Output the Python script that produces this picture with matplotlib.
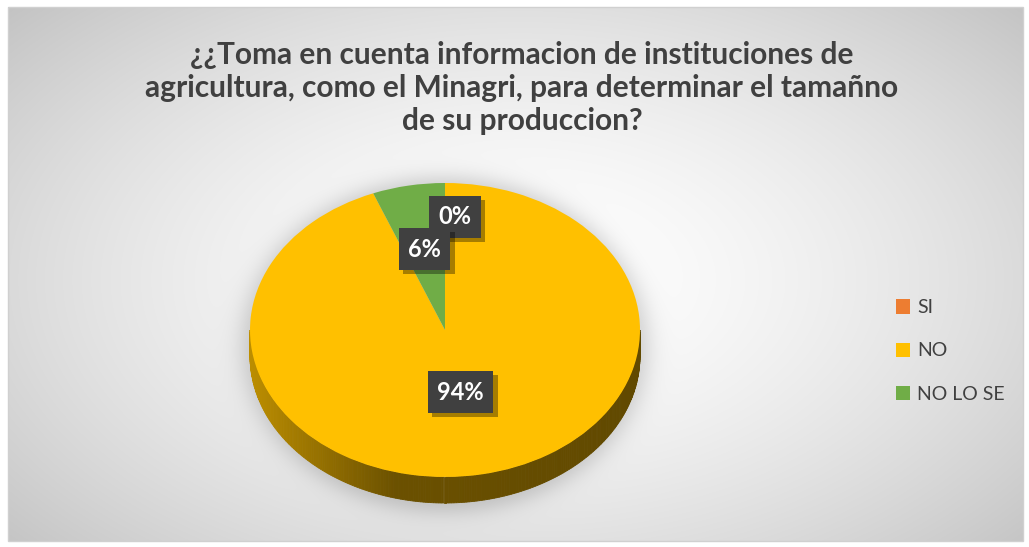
import numpy as np
import matplotlib
matplotlib.use('Agg')
import matplotlib.pyplot as plt
from matplotlib.patches import Polygon, Rectangle
import matplotlib.patheffects as pe
from matplotlib.colors import to_rgb

# ---------------- data ----------------
categories = ['SI', 'NO', 'NO LO SE']
values = [0, 94, 6]
colors = ['#ED7D31', '#FFC000', '#70AD47']
title = ('¿¿Toma en cuenta informacion de instituciones de\n'
         'agricultura, como el Minagri, para determinar el tamañno\n'
         'de su produccion?')

# ---------------- figure ----------------
W, H = 1029, 547
fig = plt.figure(figsize=(W / 100, H / 100), dpi=100)
fig.patch.set_facecolor('white')

# background with radial gradient + soft pie shadow (pixel coordinates)
bg = fig.add_axes([0, 0, 1, 1], zorder=0)
bg.set_xlim(0, W)
bg.set_ylim(H, 0)
bg.axis('off')
x0, x1, y0, y1 = 8, 1023, 7, 541
xs = np.linspace(x0, x1, 600)
ys = np.linspace(y0, y1, 320)
X, Y = np.meshgrid(xs, ys)
r = np.sqrt(((X - 520) / 560) ** 2 + ((Y - 280) / 330) ** 2)
val = np.clip(r / 1.25, 0, 1)
lum = 1.0 - 0.24 * val ** 1.6
d = np.sqrt(((X - 445) / 203) ** 2 + ((Y - 345) / 168) ** 2)
shadow = 0.18 / (1 + np.exp((d - 1.0) / 0.035))
lum = lum * (1 - shadow)
img = np.dstack([lum, lum, lum])
bg.imshow(img, extent=(x0, x1, y1, y0), aspect='auto', interpolation='bilinear', zorder=0)
bg.add_patch(Rectangle((x0, y0), x1 - x0, y1 - y0, fill=False, ec='#d0d0d0', lw=1, zorder=1))

# ---------------- pie ----------------
ax = fig.add_axes([0, 0, 1, 1], zorder=2)
ax.patch.set_alpha(0)
cx_px, cy_px, rx_px, ry_px = 445, 330, 195, 147
depth = 26 / ry_px

wedges, texts, autotexts = ax.pie(
    values, colors=colors, startangle=90, counterclock=False,
    autopct='%1.0f%%', pctdistance=0.5, radius=1.0,
    wedgeprops=dict(linewidth=0, zorder=3),
    textprops=dict(color='white', fontsize=17, fontweight='bold', family='Lato'),
)
ax.set_aspect('auto')
ax.set_xlim(-cx_px / rx_px, (W - cx_px) / rx_px)
ax.set_ylim(-(H - cy_px) / ry_px, cy_px / ry_px)
ax.axis('off')

# 3D side of the pie (front half)
def wedge_color_at(theta_deg):
    for w, c in zip(wedges, colors):
        t1, t2 = sorted([w.theta1, w.theta2])
        if w.theta2 == w.theta1:
            continue
        a = (theta_deg - t1) % 360
        if a <= (t2 - t1):
            return c
    return colors[1]

thetas = np.linspace(180, 360, 240)
for ta, tb in zip(thetas[:-1], thetas[1:]):
    xa, ya = np.cos(np.radians(ta)), np.sin(np.radians(ta))
    xb, yb = np.cos(np.radians(tb)), np.sin(np.radians(tb))
    xm = 0.5 * (xa + xb)
    f = np.interp(xm, [-1.0, -0.25, 1.0], [0.74, 0.42, 0.38])
    base = np.array(to_rgb(wedge_color_at(0.5 * (ta + tb))))
    col = np.clip(base * f, 0, 1)
    ax.add_patch(Polygon([(xa, ya), (xb, yb), (xb, yb - depth), (xa, ya - depth)],
                         closed=True, fc=col, ec=col, lw=0.6, zorder=2))

# data labels
label_dist = [0.77, 0.43, 0.56]
label_nudge = [0.05, 0.0, 0.0]
for w, t, dist, nud in zip(wedges, autotexts, label_dist, label_nudge):
    ang = np.radians(0.5 * (w.theta1 + w.theta2))
    t.set_position((dist * np.cos(ang) + nud, dist * np.sin(ang)))
    t.set_zorder(6)
    t.set_bbox(dict(boxstyle='square,pad=0.4', fc='#404040', ec='none'))
    t.get_bbox_patch().set_path_effects([
        pe.SimplePatchShadow(offset=(3, -3), shadow_rgbFace='black', alpha=0.35),
        pe.Normal()])

# ---------------- title ----------------
fig.text(522 / W, 1 - 88 / H, title, ha='center', va='center', fontsize=21.5,
         fontweight='bold', color='#404040', family='Lato', linespacing=1.2)

# ---------------- legend ----------------
leg = ax.legend(wedges, categories, loc='center left',
                bbox_to_anchor=(888 / W, 1 - 351 / H), bbox_transform=fig.transFigure,
                frameon=False, handlelength=0.75, handleheight=0.75, handletextpad=0.35,
                labelspacing=1.35, borderaxespad=0, prop=dict(family='Lato', size=14))
for t in leg.get_texts():
    t.set_color('#404040')

fig.savefig('out.png', dpi=100)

^^^^

TO BE DONE:
Exclude the pictures. Write out the remaining data exactly.

OUTPUT FOR THIS TASK:
Output the Python script that produces this picture with matplotlib.
import numpy as np
import matplotlib
matplotlib.use('Agg')
import matplotlib.pyplot as plt
from matplotlib.patches import Polygon, Rectangle
import matplotlib.patheffects as pe
from matplotlib.colors import to_rgb

# ---------------- data ----------------
categories = ['SI', 'NO', 'NO LO SE']
values = [0, 94, 6]
colors = ['#ED7D31', '#FFC000', '#70AD47']
title = ('¿¿Toma en cuenta informacion de instituciones de\n'
         'agricultura, como el Minagri, para determinar el tamañno\n'
         'de su produccion?')

# ---------------- figure ----------------
W, H = 1029, 547
fig = plt.figure(figsize=(W / 100, H / 100), dpi=100)
fig.patch.set_facecolor('white')

# background with radial gradient + soft pie shadow (pixel coordinates)
bg = fig.add_axes([0, 0, 1, 1], zorder=0)
bg.set_xlim(0, W)
bg.set_ylim(H, 0)
bg.axis('off')
x0, x1, y0, y1 = 8, 1023, 7, 541
xs = np.linspace(x0, x1, 600)
ys = np.linspace(y0, y1, 320)
X, Y = np.meshgrid(xs, ys)
r = np.sqrt(((X - 520) / 560) ** 2 + ((Y - 280) / 330) ** 2)
val = np.clip(r / 1.25, 0, 1)
lum = 1.0 - 0.24 * val ** 1.6
d = np.sqrt(((X - 445) / 203) ** 2 + ((Y - 345) / 168) ** 2)
shadow = 0.18 / (1 + np.exp((d - 1.0) / 0.035))
lum = lum * (1 - shadow)
img = np.dstack([lum, lum, lum])
bg.imshow(img, extent=(x0, x1, y1, y0), aspect='auto', interpolation='bilinear', zorder=0)
bg.add_patch(Rectangle((x0, y0), x1 - x0, y1 - y0, fill=False, ec='#d0d0d0', lw=1, zorder=1))

# ---------------- pie ----------------
ax = fig.add_axes([0, 0, 1, 1], zorder=2)
ax.patch.set_alpha(0)
cx_px, cy_px, rx_px, ry_px = 445, 330, 195, 147
depth = 26 / ry_px

wedges, texts, autotexts = ax.pie(
    values, colors=colors, startangle=90, counterclock=False,
    autopct='%1.0f%%', pctdistance=0.5, radius=1.0,
    wedgeprops=dict(linewidth=0, zorder=3),
    textprops=dict(color='white', fontsize=17, fontweight='bold', family='Lato'),
)
ax.set_aspect('auto')
ax.set_xlim(-cx_px / rx_px, (W - cx_px) / rx_px)
ax.set_ylim(-(H - cy_px) / ry_px, cy_px / ry_px)
ax.axis('off')

# 3D side of the pie (front half)
def wedge_color_at(theta_deg):
    for w, c in zip(wedges, colors):
        t1, t2 = sorted([w.theta1, w.theta2])
        if w.theta2 == w.theta1:
            continue
        a = (theta_deg - t1) % 360
        if a <= (t2 - t1):
            return c
    return colors[1]

thetas = np.linspace(180, 360, 240)
for ta, tb in zip(thetas[:-1], thetas[1:]):
    xa, ya = np.cos(np.radians(ta)), np.sin(np.radians(ta))
    xb, yb = np.cos(np.radians(tb)), np.sin(np.radians(tb))
    xm = 0.5 * (xa + xb)
    f = np.interp(xm, [-1.0, -0.25, 1.0], [0.74, 0.42, 0.38])
    base = np.array(to_rgb(wedge_color_at(0.5 * (ta + tb))))
    col = np.clip(base * f, 0, 1)
    ax.add_patch(Polygon([(xa, ya), (xb, yb), (xb, yb - depth), (xa, ya - depth)],
                         closed=True, fc=col, ec=col, lw=0.6, zorder=2))

# data labels
label_dist = [0.77, 0.43, 0.56]
label_nudge = [0.05, 0.0, 0.0]
for w, t, dist, nud in zip(wedges, autotexts, label_dist, label_nudge):
    ang = np.radians(0.5 * (w.theta1 + w.theta2))
    t.set_position((dist * np.cos(ang) + nud, dist * np.sin(ang)))
    t.set_zorder(6)
    t.set_bbox(dict(boxstyle='square,pad=0.4', fc='#404040', ec='none'))
    t.get_bbox_patch().set_path_effects([
        pe.SimplePatchShadow(offset=(3, -3), shadow_rgbFace='black', alpha=0.35),
        pe.Normal()])

# ---------------- title ----------------
fig.text(522 / W, 1 - 88 / H, title, ha='center', va='center', fontsize=21.5,
         fontweight='bold', color='#404040', family='Lato', linespacing=1.2)

# ---------------- legend ----------------
leg = ax.legend(wedges, categories, loc='center left',
                bbox_to_anchor=(888 / W, 1 - 351 / H), bbox_transform=fig.transFigure,
                frameon=False, handlelength=0.75, handleheight=0.75, handletextpad=0.35,
                labelspacing=1.35, borderaxespad=0, prop=dict(family='Lato', size=14))
for t in leg.get_texts():
    t.set_color('#404040')

fig.savefig('out.png', dpi=100)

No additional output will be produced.